B What we think we know
Whether Loki was originally an independent mythological figure or a relatively late construction to account for evil and chaos in an otherwise god-dominated cosmology is intensely debated by scholars such as Georges Dumézil, Folke Ström, and Anna Birgitta Rooth.
The connection between Loki and fire is disputed; earlier scholarship saw him as a fire god, but this interpretation is now questioned since no primary source directly associates Loki with fire as an element.
Whether Loki is a type of trickster figure with parallels in shamanic traditions, or a genuinely Norse creation without direct extra-Scandinavian models, remains an open question.
C What we do not know
Whether Loki was worshipped cultically in pre-Christian Scandinavia is genuinely unknown; no temples, altars, or archaeological finds have been securely linked to a Loki cult, and he lacks a weekday name unlike Óðinn, Þór, Týr, and Frigg.
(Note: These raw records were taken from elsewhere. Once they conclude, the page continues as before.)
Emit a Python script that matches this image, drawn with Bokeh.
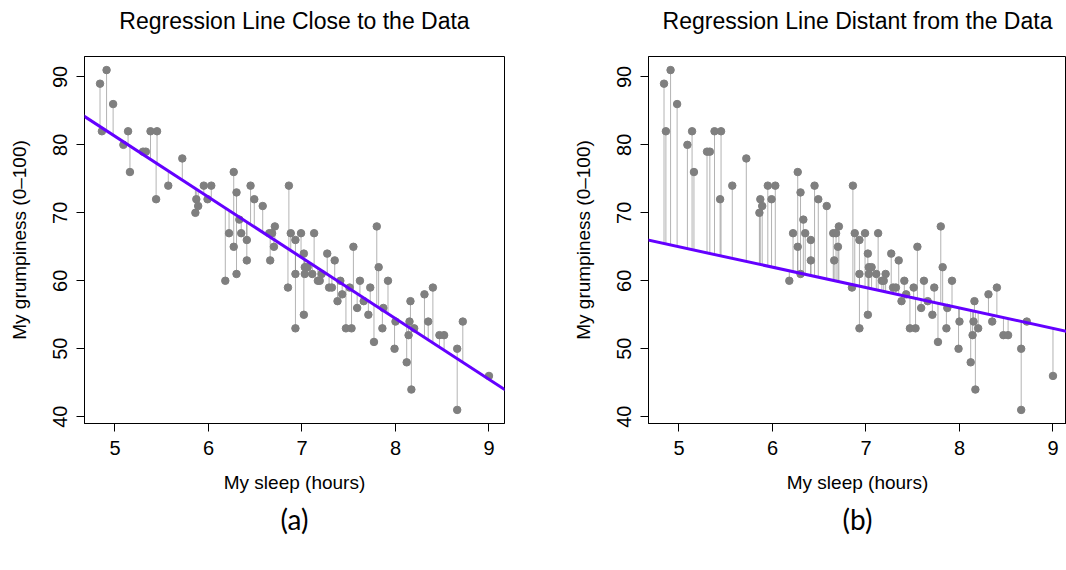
from bokeh.plotting import figure
from bokeh.models import Range1d, Slope, Title, ColumnDataSource
from bokeh.layouts import row
from bokeh.embed import file_html
from bokeh.resources import INLINE

sleep = [4.84, 4.86, 4.91, 4.98, 5.09, 5.14, 5.16, 5.30, 5.33, 5.38,
         5.44, 5.45, 5.57, 5.72, 5.87, 5.89, 5.86, 5.95, 5.99, 6.03,
         6.18, 6.22, 6.27, 6.27, 6.30, 6.30, 6.33, 6.35, 6.41, 6.41,
         6.45, 6.49, 6.58, 6.65, 6.66, 6.68, 6.71, 6.70, 6.86, 6.85,
         6.88, 6.93, 6.93, 6.93, 6.99, 7.02, 7.03, 7.03, 7.02, 7.06,
         7.11, 7.13, 7.17, 7.19, 7.21, 7.27, 7.29, 7.32, 7.35, 7.38,
         7.41, 7.43, 7.47, 7.51, 7.53, 7.55, 7.59, 7.62, 7.66,
         7.71, 7.73, 7.77, 7.80, 7.82, 7.86, 7.87, 7.92, 8.00, 7.99,
         8.12, 8.14, 8.16, 8.15, 8.17, 8.20, 8.31, 8.35, 8.40, 8.47,
         8.52, 8.66, 8.66, 8.72, 9.00]
grump = [89, 82, 91, 86, 80, 82, 76, 79, 79, 82,
         72, 82, 74, 78, 72, 71, 70, 74, 72, 74,
         60, 67, 76, 65, 73, 61, 69, 67, 66, 63,
         74, 72, 71, 67, 63, 67, 68, 65, 74, 59,
         67, 66, 61, 53, 67, 64, 62, 61, 55, 62,
         61, 67, 60, 60, 61, 64, 59, 59, 63, 57,
         60, 58, 53, 59, 53, 65, 56, 60, 57,
         55, 59, 51, 68, 62, 53, 56, 60, 54, 50,
         48, 52, 57, 54, 44, 53, 58, 54, 59, 52,
         52, 50, 41, 54, 46]

intercepts = [125.96, 80.0]
slopes = [-8.94, -3.0]
titles = ["Regression Line Close to the Data", "Regression Line Distant from the Data"]
captions = ["(a)", "(b)"]
x_ticks = [5, 6, 7, 8, 9]
y_ticks = [40, 50, 60, 70, 80, 90]
x_label = "My sleep (hours)"
y_label = "My grumpiness (0\u2013100)"

FONT = "Liberation Sans"


def panel(i, width, mbl, mbr, x_end):
    b0, b1 = intercepts[i], slopes[i]
    fitted = [b0 + b1 * x for x in sleep]
    src = ColumnDataSource(dict(x=sleep, y=grump, yhat=fitted))
    p = figure(width=width, height=560, output_backend="svg", toolbar_location=None,
               x_range=Range1d(4.674, x_end), y_range=Range1d(39, 93),
               min_border_left=mbl, min_border_right=mbr,
               min_border_top=56, min_border_bottom=137,
               background_fill_color="white", border_fill_color="white")
    # spacer between frame and title
    p.add_layout(Title(text=" ", text_font=FONT, text_font_size="14px",
                       standoff=0), "above")
    p.add_layout(Title(text=titles[i], align="center", text_font=FONT,
                       text_font_size="23px", text_font_style="normal",
                       text_color="black"), "above")
    p.add_layout(Title(text=captions[i], align="center", text_font="Lato",
                       text_font_size="28px", text_font_style="normal",
                       text_color="black", standoff=8), "below")

    p.grid.visible = False
    p.outline_line_color = "black"
    p.outline_line_alpha = 1.0
    p.outline_line_width = 1

    for ax in (p.xaxis, p.yaxis):
        ax.major_tick_in = 0
        ax.major_tick_out = 8
        ax.minor_tick_line_color = None
        ax.axis_line_color = "black"
        ax.major_tick_line_color = "black"
        ax.major_label_text_font = FONT
        ax.major_label_text_font_size = "20px"
        ax.major_label_text_color = "black"
        ax.axis_label_text_font = FONT
        ax.axis_label_text_font_size = "19px"
        ax.axis_label_text_font_style = "normal"
        ax.axis_label_text_color = "black"
    p.xaxis.ticker = x_ticks
    p.yaxis.ticker = y_ticks
    p.xaxis.axis_label = x_label
    p.yaxis.axis_label = y_label
    p.xaxis.major_label_standoff = 9
    p.xaxis.axis_label_standoff = 14
    p.yaxis.major_label_standoff = 9
    p.yaxis.axis_label_standoff = 21
    p.yaxis.major_label_orientation = "vertical"

    p.segment(x0="x", y0="y", x1="x", y1="yhat", source=src,
              line_color="#808080", line_alpha=0.6, line_width=1)
    p.scatter("x", "y", source=src, size=7.5, fill_color="#7f7f7f",
              line_color="#7f7f7f")
    p.add_layout(Slope(gradient=b1, y_intercept=b0, line_color="#6400ff",
                       line_width=3))
    return p


p1 = panel(0, 568, 84, 64, 9.166)
p2 = panel(1, 498, 80, 0, 4.674 + 418 / 93.5)
layout = row(p1, p2)

open("out.html", "w").write(file_html(layout, INLINE))
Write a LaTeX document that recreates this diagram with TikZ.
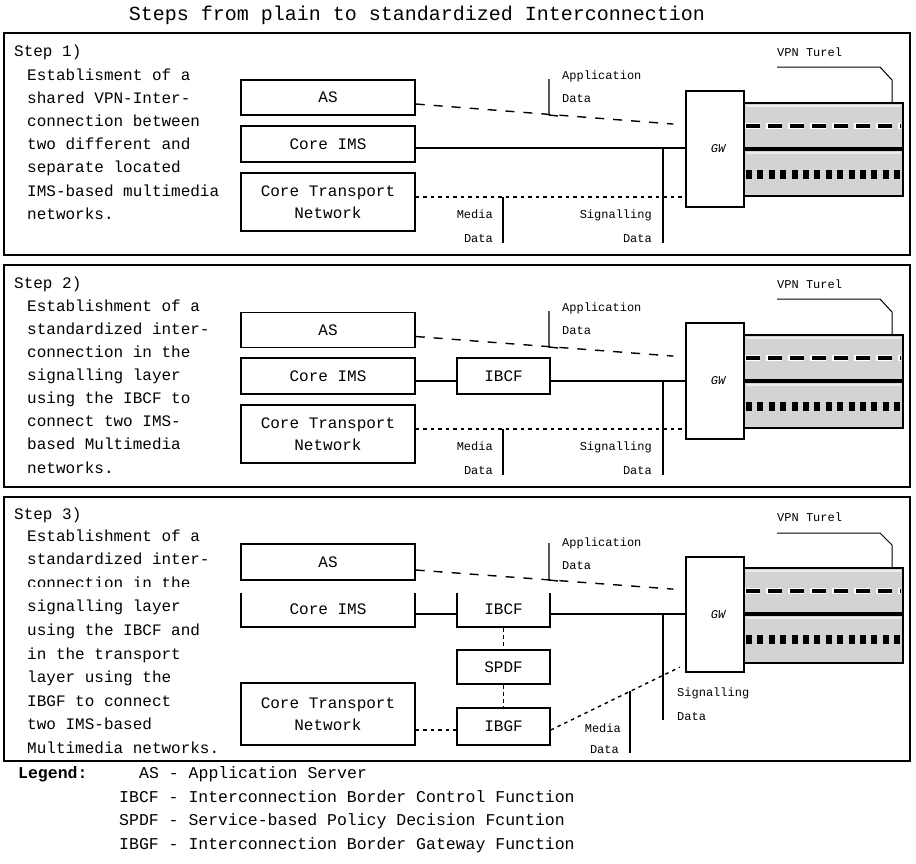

Loki's exact relationship to Óðinn as blood-brothers and what this bond originally meant in mythological and cultic terms is unknown; the sources imply the bond but never explain it.
Why Loki aids the gods for a long period and then turns against them is unknown; whether this reflects an original mythological logic or is a compilation artifact from the hand of Christian saga-writers cannot be determined with current source material.